If I had known as much as I do now, about the fine art of criminal forensics—since accidentally viewing an episode of CSI Miami recently—then I might have had evidential cause to suspect that the Albino had deliberately spiked his girlfriend’s drink in order to drag her away. In fact, I did not see him spike the drink. I did not keep a sample of it for testing.

I just suspected that was the case.

Which is why I am always suspicious of Albinos. They can never be trusted not to fight really really dirty when the crucial moment arrives.

*Not his real name.

7 comments:

Anonymous said...

The most likely explanation is that she fell asleep because you are such a crashing bore.
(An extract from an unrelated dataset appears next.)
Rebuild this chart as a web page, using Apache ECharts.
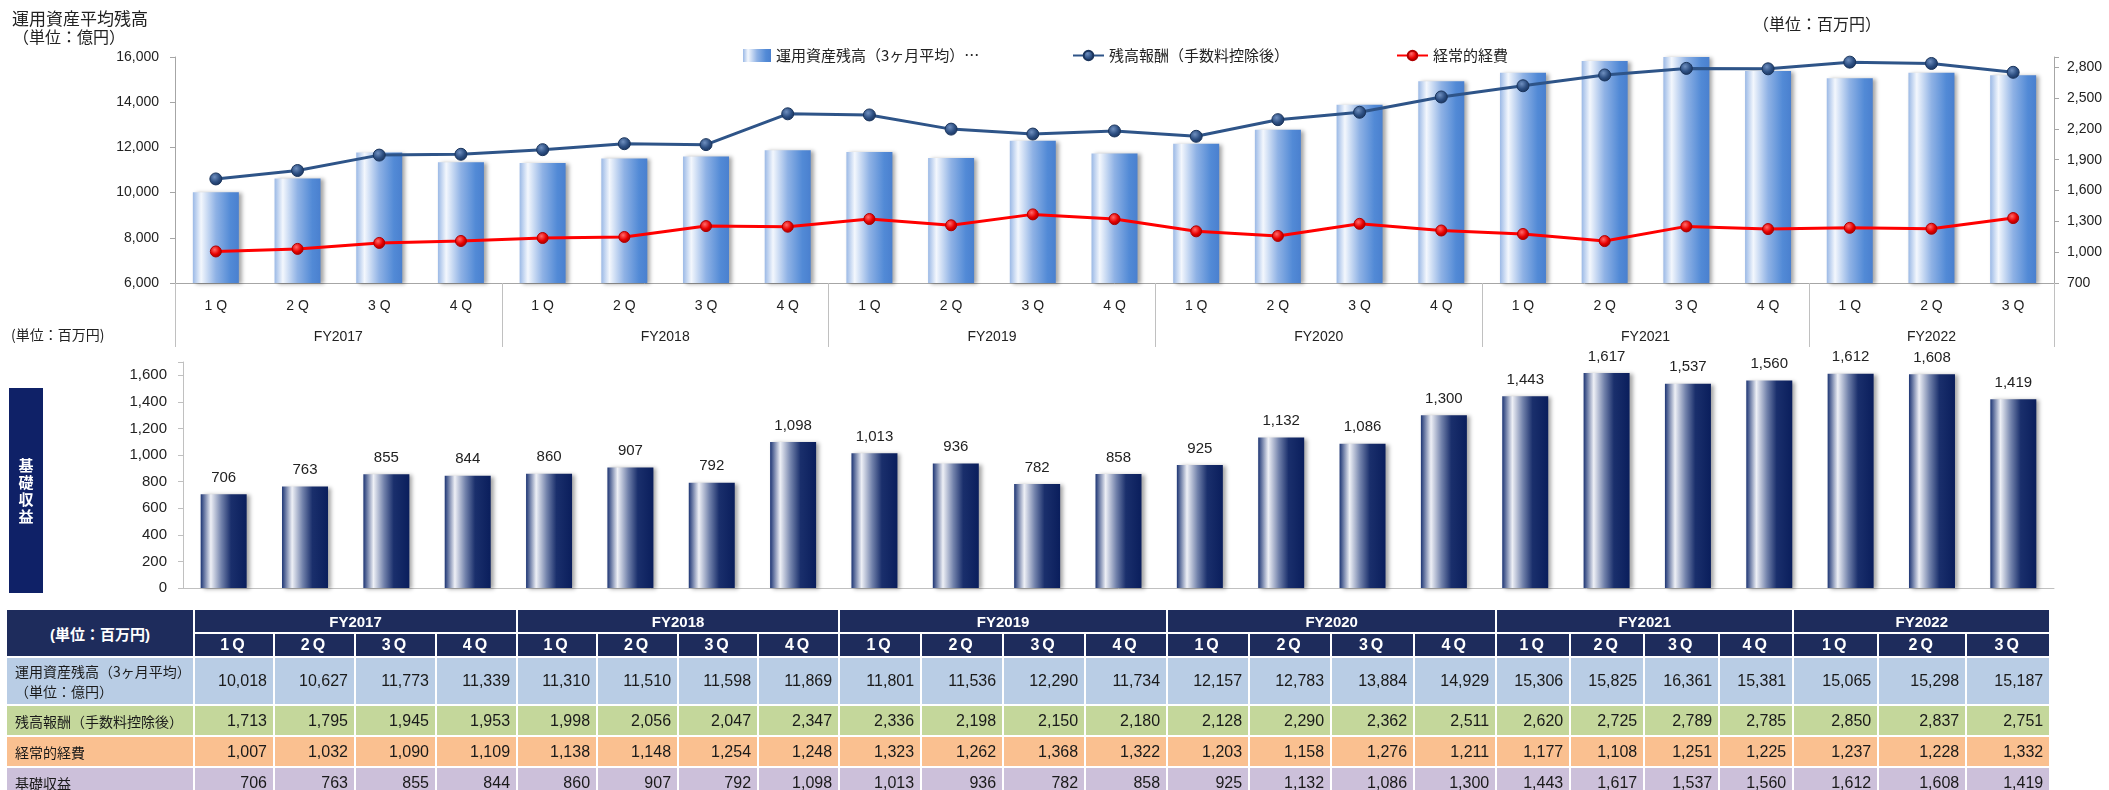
<!DOCTYPE html>
<html><head><meta charset="utf-8">
<script src="https://cdn.jsdelivr.net/npm/echarts@6/dist/echarts.min.js"></script>
<style>
html,body{margin:0;padding:0;background:#fff;}
#wrap{position:relative;width:2109px;height:790px;overflow:hidden;}
#chart{position:absolute;left:0;top:0;width:2109px;height:790px;}
#tbl{position:absolute;left:5px;top:608px;border-collapse:collapse;table-layout:fixed;font-family:"Liberation Sans","Noto Sans CJK JP",sans-serif;color:#1a1a1a;}
#tbl th,#tbl td{border:2px solid #fff;padding:0;overflow:hidden;white-space:nowrap;}
#tbl th{background:#1e2c5c;color:#fff;text-align:center;}
#tbl tr.h1{height:24px;}
#tbl tr.h2{height:24px;}
#tbl tr.h1 th{font-weight:bold;font-size:15px;}
#tbl tr.h2 th{font-weight:bold;font-size:16px;letter-spacing:3px;}
#tbl th.unit{font-size:12px;letter-spacing:0;}
#tbl td.lbl{text-align:left;padding-left:8px;font-size:14px;font-family:"Noto Sans CJK JP",sans-serif;line-height:20px;}
#tbl td.num{text-align:right;padding-right:6px;font-size:16px;}
#tbl tr.ra{height:48px;}
#tbl tr.rb,#tbl tr.rc,#tbl tr.rd{height:31px;}
#tbl tr.ra td{background:#b9cde5;}
#tbl tr.rb td{background:#c4d79b;}
#tbl tr.rc td{background:#fac090;}
#tbl tr.rd td{background:#ccc0da;}
</style></head>
<body>
<div id="wrap"><div id="chart"></div><table id="tbl"></table></div>
<script>
// ---------------- data ----------------
const years = ['FY2017','FY2018','FY2019','FY2020','FY2021','FY2022'];
const quartersPerYear = [4,4,4,4,4,3];
const quarters = ['1Q','2Q','3Q','4Q','1Q','2Q','3Q','4Q','1Q','2Q','3Q','4Q','1Q','2Q','3Q','4Q','1Q','2Q','3Q','4Q','1Q','2Q','3Q'];
const assetBalance = [10018,10627,11773,11339,11310,11510,11598,11869,11801,11536,12290,11734,12157,12783,13884,14929,15306,15825,16361,15381,15065,15298,15187];
const feeIncome = [1713,1795,1945,1953,1998,2056,2047,2347,2336,2198,2150,2180,2128,2290,2362,2511,2620,2725,2789,2785,2850,2837,2751];
const recurringExpenses = [1007,1032,1090,1109,1138,1148,1254,1248,1323,1262,1368,1322,1203,1158,1276,1211,1177,1108,1251,1225,1237,1228,1332];
const baseProfit = [706,763,855,844,860,907,792,1098,1013,936,782,858,925,1132,1086,1300,1443,1617,1537,1560,1612,1608,1419];

const assetName = '運用資産残高（3ヶ月平均）（単位：億円）';
const feeName = '残高報酬（手数料控除後）';
const expName = '経常的経費';
const baseName = '基礎収益';

// ---------------- helpers ----------------
const fmt = v => Number(v).toLocaleString('en-US');
const FF = '"Liberation Sans","Noto Sans CJK JP",sans-serif';
const JF = '"Noto Sans CJK JP",sans-serif';
const yearBounds = [0];
quartersPerYear.forEach(n => yearBounds.push(yearBounds[yearBounds.length-1] + n));
const yearCenters = years.map((y,i) => (yearBounds[i] + yearBounds[i+1]) / 2);

const chart = echarts.init(document.getElementById('chart'), null, {renderer:'canvas'});

const topBarGrad = {type:'linear',x:0,y:0,x2:1,y2:0,colorStops:[
  {offset:0,color:'#9bb9e6'},{offset:0.18,color:'#f3f7fd'},{offset:0.5,color:'#8fb2e5'},{offset:0.82,color:'#528ad6'},{offset:1,color:'#4a80cf'}]};
const botBarGrad = {type:'linear',x:0,y:0,x2:1,y2:0,colorStops:[
  {offset:0,color:'#1d3574'},{offset:0.22,color:'#eef0f6'},{offset:0.45,color:'#7282ab'},{offset:0.66,color:'#1a2f6c'},{offset:1,color:'#0a1e5c'}]};
const blueDot = {type:'radial',x:0.4,y:0.35,r:0.65,colorStops:[{offset:0,color:'#6f8fbf'},{offset:0.6,color:'#2d4f82'},{offset:1,color:'#1a3560'}]};
const redDot = {type:'radial',x:0.4,y:0.35,r:0.65,colorStops:[{offset:0,color:'#ff6a6a'},{offset:0.6,color:'#e80000'},{offset:1,color:'#a00000'}]};

const axisGrey = '#a6a6a6';
const option = {
  animation:false,
  textStyle:{fontFamily:FF},
  legend:[
    {left:738,top:43,itemWidth:28,itemHeight:13,icon:'rect',selectedMode:false,data:[assetName],
     formatter:()=> '運用資産残高（3ヶ月平均）…',textStyle:{fontSize:15,color:'#222',fontFamily:JF}},
    {left:1067,top:43,itemWidth:31,itemHeight:12,selectedMode:false,data:[feeName],textStyle:{fontSize:15,color:'#222',fontFamily:JF}},
    {left:1391,top:43,itemWidth:31,itemHeight:12,selectedMode:false,data:[expName],textStyle:{fontSize:15,color:'#222',fontFamily:JF}}
  ],
  grid:[
    {left:175,right:55,top:57,height:226},
    {left:183,right:55,top:362,height:226}
  ],
  xAxis:[
    {type:'category',gridIndex:0,data:quarters,
     axisLine:{lineStyle:{color:axisGrey,width:1}},
     axisTick:{interval:0,length:40,lineStyle:{color:'#c0c0c0'}},
     axisLabel:{interval:0,margin:16,color:'#222',fontSize:14,formatter:q=>q.replace('Q',' Q')}},
    {type:'value',gridIndex:0,min:0,max:yearBounds[yearBounds.length-1],position:'bottom',
     axisLine:{show:false},splitLine:{show:false},
     axisTick:{show:true,length:64,customValues:yearBounds,lineStyle:{color:'#c0c0c0'}},
     axisLabel:{customValues:yearCenters,margin:47,color:'#222',fontSize:14,
       formatter:v=>{const i=yearCenters.indexOf(v);return i>=0?years[i]:'';}}},
    {type:'category',gridIndex:1,data:quarters,
     axisLine:{lineStyle:{color:'#c0c0c0'}},
     axisTick:{interval:0,length:6,lineStyle:{color:'#c0c0c0'}},
     axisLabel:{show:false}}
  ],
  yAxis:[
    {type:'value',gridIndex:0,min:6000,max:16000,interval:2000,
     axisLine:{show:true,lineStyle:{color:axisGrey}},axisTick:{show:true,length:5,lineStyle:{color:axisGrey}},
     splitLine:{show:false},axisLabel:{margin:16,color:'#222',fontSize:14,formatter:v=>fmt(v)}},
    {type:'value',gridIndex:0,position:'right',min:700,max:2900,interval:300,
     axisLine:{show:true,lineStyle:{color:axisGrey}},axisTick:{show:true,length:5,lineStyle:{color:axisGrey}},
     splitLine:{show:false},axisLabel:{margin:13,color:'#222',fontSize:14,formatter:v=>(v>2800?'':fmt(v))}},
    {type:'value',gridIndex:1,min:0,max:1700,interval:200,
     axisLine:{show:true,lineStyle:{color:'#c0c0c0'}},axisTick:{show:true,length:5,lineStyle:{color:'#c0c0c0'}},
     splitLine:{show:false},axisLabel:{margin:16,color:'#222',fontSize:15,formatter:v=>(v>1600?'':fmt(v))}}
  ],
  series:[
    {type:'bar',name:assetName,xAxisIndex:0,yAxisIndex:0,data:assetBalance,barWidth:46,z:2,
     itemStyle:{color:topBarGrad,shadowColor:'rgba(0,0,0,0.35)',shadowBlur:4,shadowOffsetX:3,shadowOffsetY:1}},
    {type:'line',name:feeName,xAxisIndex:0,yAxisIndex:1,data:feeIncome,z:5,
     symbol:'circle',symbolSize:12,lineStyle:{color:'#2e5488',width:3},
     itemStyle:{color:blueDot,borderColor:'#1b355c',borderWidth:1}},
    {type:'line',name:expName,xAxisIndex:0,yAxisIndex:1,data:recurringExpenses,z:5,
     symbol:'circle',symbolSize:11,lineStyle:{color:'#ff0000',width:3},
     itemStyle:{color:redDot,borderColor:'#b00000',borderWidth:1}},
    {type:'bar',name:baseName,xAxisIndex:2,yAxisIndex:2,data:baseProfit,barWidth:46,
     itemStyle:{color:botBarGrad,shadowColor:'rgba(0,0,0,0.35)',shadowBlur:4,shadowOffsetX:3,shadowOffsetY:1},
     label:{show:true,position:'top',distance:9,color:'#222',fontSize:15,formatter:p=>fmt(p.value)}}
  ],
  graphic:[
    {type:'text',left:12,top:10,style:{text:'運用資産平均残高',font:'17px '+JF,fill:'#222'}},
    {type:'text',left:13,top:29,style:{text:'（単位：億円）',font:'16px '+JF,fill:'#222'}},
    {type:'text',left:1753,top:16,style:{text:'（単位：百万円）',font:'16px '+JF,fill:'#222'}},
    {type:'text',left:11,top:328,style:{text:'(単位：百万円)',font:'14px '+JF,fill:'#222'}},
    {type:'rect',shape:{x:9,y:388,width:34,height:205},style:{fill:'#0f2167'}},
    {type:'text',x:26,y:491,style:{text:'基\n礎\n収\n益',font:'bold 15px '+JF,fill:'#fff',align:'center',verticalAlign:'middle',lineHeight:17}}
  ]
};
chart.setOption(option);

// ---------------- table ----------------
const colWidths = [80,81,81,81, 80,81,80,81, 82,82,82,82, 82,82,83,82, 74,74,75,74, 85,88,84];
const rows = [
  {cls:'ra',label:'運用資産残高（3ヶ月平均）<br>（単位：億円）',data:assetBalance},
  {cls:'rb',label:'残高報酬（手数料控除後）',data:feeIncome},
  {cls:'rc',label:'経常的経費',data:recurringExpenses},
  {cls:'rd',label:'基礎収益',data:baseProfit}
];
let h = '<colgroup><col style="width:188px">' + colWidths.map(w=>'<col style="width:'+w+'px">').join('') + '</colgroup>';
h += '<tr class="h1"><th rowspan="2" class="unit">(単位：百万円)</th>' + years.map((y,i)=>'<th colspan="'+quartersPerYear[i]+'">'+y+'</th>').join('') + '</tr>';
h += '<tr class="h2">' + quarters.map(q=>'<th>'+q+'</th>').join('') + '</tr>';
rows.forEach(r=>{
  h += '<tr class="'+r.cls+'"><td class="lbl">'+r.label+'</td>' + r.data.map(v=>'<td class="num">'+fmt(v)+'</td>').join('') + '</tr>';
});
const tbl = document.getElementById('tbl');
tbl.innerHTML = h;
tbl.style.width = (188 + colWidths.reduce((a,b)=>a+b,0)) + 'px';
</script>
</body></html>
Surely that happens to you all the time?

Insolent Prick said...

Nick,

The fact that you voluntarily read through that entire post--some two thousand words--having concluded that I am a "crashing bore" must suggest that you lead a thoroughly rich, rewarding, and fascinating life.

Insolent Prick said...

Likewise, Thom, you are a person with outstanding self-control and discipline, to manage to read screeds of text by somebody you dislike so intensely.

Anonymous said...

Again with the booze/karaoke combo IP. Love it!

Also good to see that someone is willing to emulate Darryl Tuffey - and I don't mean his on-field antics.
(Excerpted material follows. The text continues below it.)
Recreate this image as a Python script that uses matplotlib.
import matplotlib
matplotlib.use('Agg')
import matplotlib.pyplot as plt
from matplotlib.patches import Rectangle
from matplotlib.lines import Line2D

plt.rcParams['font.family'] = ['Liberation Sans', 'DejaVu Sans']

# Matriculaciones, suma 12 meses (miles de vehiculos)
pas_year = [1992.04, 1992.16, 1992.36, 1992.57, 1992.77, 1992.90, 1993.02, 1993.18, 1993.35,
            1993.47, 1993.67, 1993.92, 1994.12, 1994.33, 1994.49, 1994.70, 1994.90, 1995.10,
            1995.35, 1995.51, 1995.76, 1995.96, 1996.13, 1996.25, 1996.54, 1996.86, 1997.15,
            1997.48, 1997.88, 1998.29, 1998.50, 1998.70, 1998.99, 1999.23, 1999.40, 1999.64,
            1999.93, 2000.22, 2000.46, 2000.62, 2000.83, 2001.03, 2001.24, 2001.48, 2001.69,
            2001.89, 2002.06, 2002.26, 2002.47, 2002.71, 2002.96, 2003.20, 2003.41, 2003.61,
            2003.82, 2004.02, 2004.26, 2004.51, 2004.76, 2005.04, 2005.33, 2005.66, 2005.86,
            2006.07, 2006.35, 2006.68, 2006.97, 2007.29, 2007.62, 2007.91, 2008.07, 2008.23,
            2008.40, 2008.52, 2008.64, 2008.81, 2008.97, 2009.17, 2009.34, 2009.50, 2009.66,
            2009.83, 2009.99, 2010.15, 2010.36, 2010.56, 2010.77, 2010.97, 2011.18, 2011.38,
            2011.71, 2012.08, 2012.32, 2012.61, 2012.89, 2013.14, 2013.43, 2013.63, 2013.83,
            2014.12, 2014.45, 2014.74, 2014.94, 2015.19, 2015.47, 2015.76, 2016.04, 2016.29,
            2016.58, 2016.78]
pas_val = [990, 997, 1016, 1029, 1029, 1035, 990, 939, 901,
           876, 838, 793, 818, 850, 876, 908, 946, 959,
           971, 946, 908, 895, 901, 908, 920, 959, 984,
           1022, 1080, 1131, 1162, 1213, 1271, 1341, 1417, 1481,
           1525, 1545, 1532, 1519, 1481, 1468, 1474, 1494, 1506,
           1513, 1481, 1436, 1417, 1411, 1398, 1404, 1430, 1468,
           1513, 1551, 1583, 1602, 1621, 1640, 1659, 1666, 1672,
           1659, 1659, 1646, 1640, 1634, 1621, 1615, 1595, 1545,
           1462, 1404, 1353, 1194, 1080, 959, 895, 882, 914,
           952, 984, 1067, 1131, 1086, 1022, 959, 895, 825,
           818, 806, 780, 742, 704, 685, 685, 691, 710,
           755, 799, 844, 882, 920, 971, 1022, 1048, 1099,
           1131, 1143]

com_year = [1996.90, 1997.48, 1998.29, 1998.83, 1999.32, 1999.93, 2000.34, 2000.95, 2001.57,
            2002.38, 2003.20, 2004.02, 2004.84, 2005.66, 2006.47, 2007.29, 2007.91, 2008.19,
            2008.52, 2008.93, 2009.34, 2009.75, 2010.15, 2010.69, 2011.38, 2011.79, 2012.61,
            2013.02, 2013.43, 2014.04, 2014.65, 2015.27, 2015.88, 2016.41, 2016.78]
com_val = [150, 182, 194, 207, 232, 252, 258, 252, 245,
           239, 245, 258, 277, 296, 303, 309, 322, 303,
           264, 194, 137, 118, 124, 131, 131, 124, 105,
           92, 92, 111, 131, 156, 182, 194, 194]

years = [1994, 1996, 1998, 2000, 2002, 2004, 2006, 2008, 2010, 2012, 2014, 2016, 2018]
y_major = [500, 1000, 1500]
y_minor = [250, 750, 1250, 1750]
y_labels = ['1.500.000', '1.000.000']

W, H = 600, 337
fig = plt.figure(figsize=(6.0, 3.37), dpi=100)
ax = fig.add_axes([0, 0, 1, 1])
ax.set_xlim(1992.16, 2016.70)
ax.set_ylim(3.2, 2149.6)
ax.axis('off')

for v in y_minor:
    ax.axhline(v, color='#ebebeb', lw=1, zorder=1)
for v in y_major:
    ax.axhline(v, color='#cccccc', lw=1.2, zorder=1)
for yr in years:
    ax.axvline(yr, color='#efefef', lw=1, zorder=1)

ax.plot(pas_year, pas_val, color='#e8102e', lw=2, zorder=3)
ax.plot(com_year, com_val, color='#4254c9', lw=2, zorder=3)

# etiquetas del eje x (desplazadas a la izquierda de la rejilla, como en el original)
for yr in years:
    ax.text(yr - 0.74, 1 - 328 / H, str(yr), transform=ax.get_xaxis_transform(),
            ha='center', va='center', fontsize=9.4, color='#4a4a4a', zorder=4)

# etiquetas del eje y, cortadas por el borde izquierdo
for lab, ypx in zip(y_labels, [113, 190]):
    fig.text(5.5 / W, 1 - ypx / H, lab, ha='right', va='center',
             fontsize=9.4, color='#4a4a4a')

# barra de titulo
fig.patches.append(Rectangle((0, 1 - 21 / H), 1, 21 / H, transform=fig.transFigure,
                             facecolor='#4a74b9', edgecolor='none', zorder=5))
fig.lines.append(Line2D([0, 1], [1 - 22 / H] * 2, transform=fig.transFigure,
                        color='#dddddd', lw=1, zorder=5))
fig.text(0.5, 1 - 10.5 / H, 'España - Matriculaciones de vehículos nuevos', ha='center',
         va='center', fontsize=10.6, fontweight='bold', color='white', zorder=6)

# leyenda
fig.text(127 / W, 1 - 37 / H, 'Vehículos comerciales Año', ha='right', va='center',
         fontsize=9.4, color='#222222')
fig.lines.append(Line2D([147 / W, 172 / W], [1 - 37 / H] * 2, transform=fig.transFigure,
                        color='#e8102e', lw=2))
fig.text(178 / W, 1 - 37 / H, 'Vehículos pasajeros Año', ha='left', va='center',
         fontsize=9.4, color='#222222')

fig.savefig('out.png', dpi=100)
Could have been even worse and been a redhead albino (if that is possible). Though I'm not sure even Mother Nature could be that cruel.

Kellie said...

Hah! Truly marvellous.

Sidenote - if that is 2,000 words, then by God I'm going to pay you to write my next university essay. At least you manage to make 2,000 words sound interesting!

Side sidenote - for the benefit of any and all U of A staff reading this - because I'm paranoid - I'm not really going to pay him to write my essays.

Oswald Bastable said...

"Better dead than red in the head like the dick of a dog. "

ROTFPML!

Miss Fit said...

For a pisshead, you have a suprisingly varied lexicon....and a pretty good memory!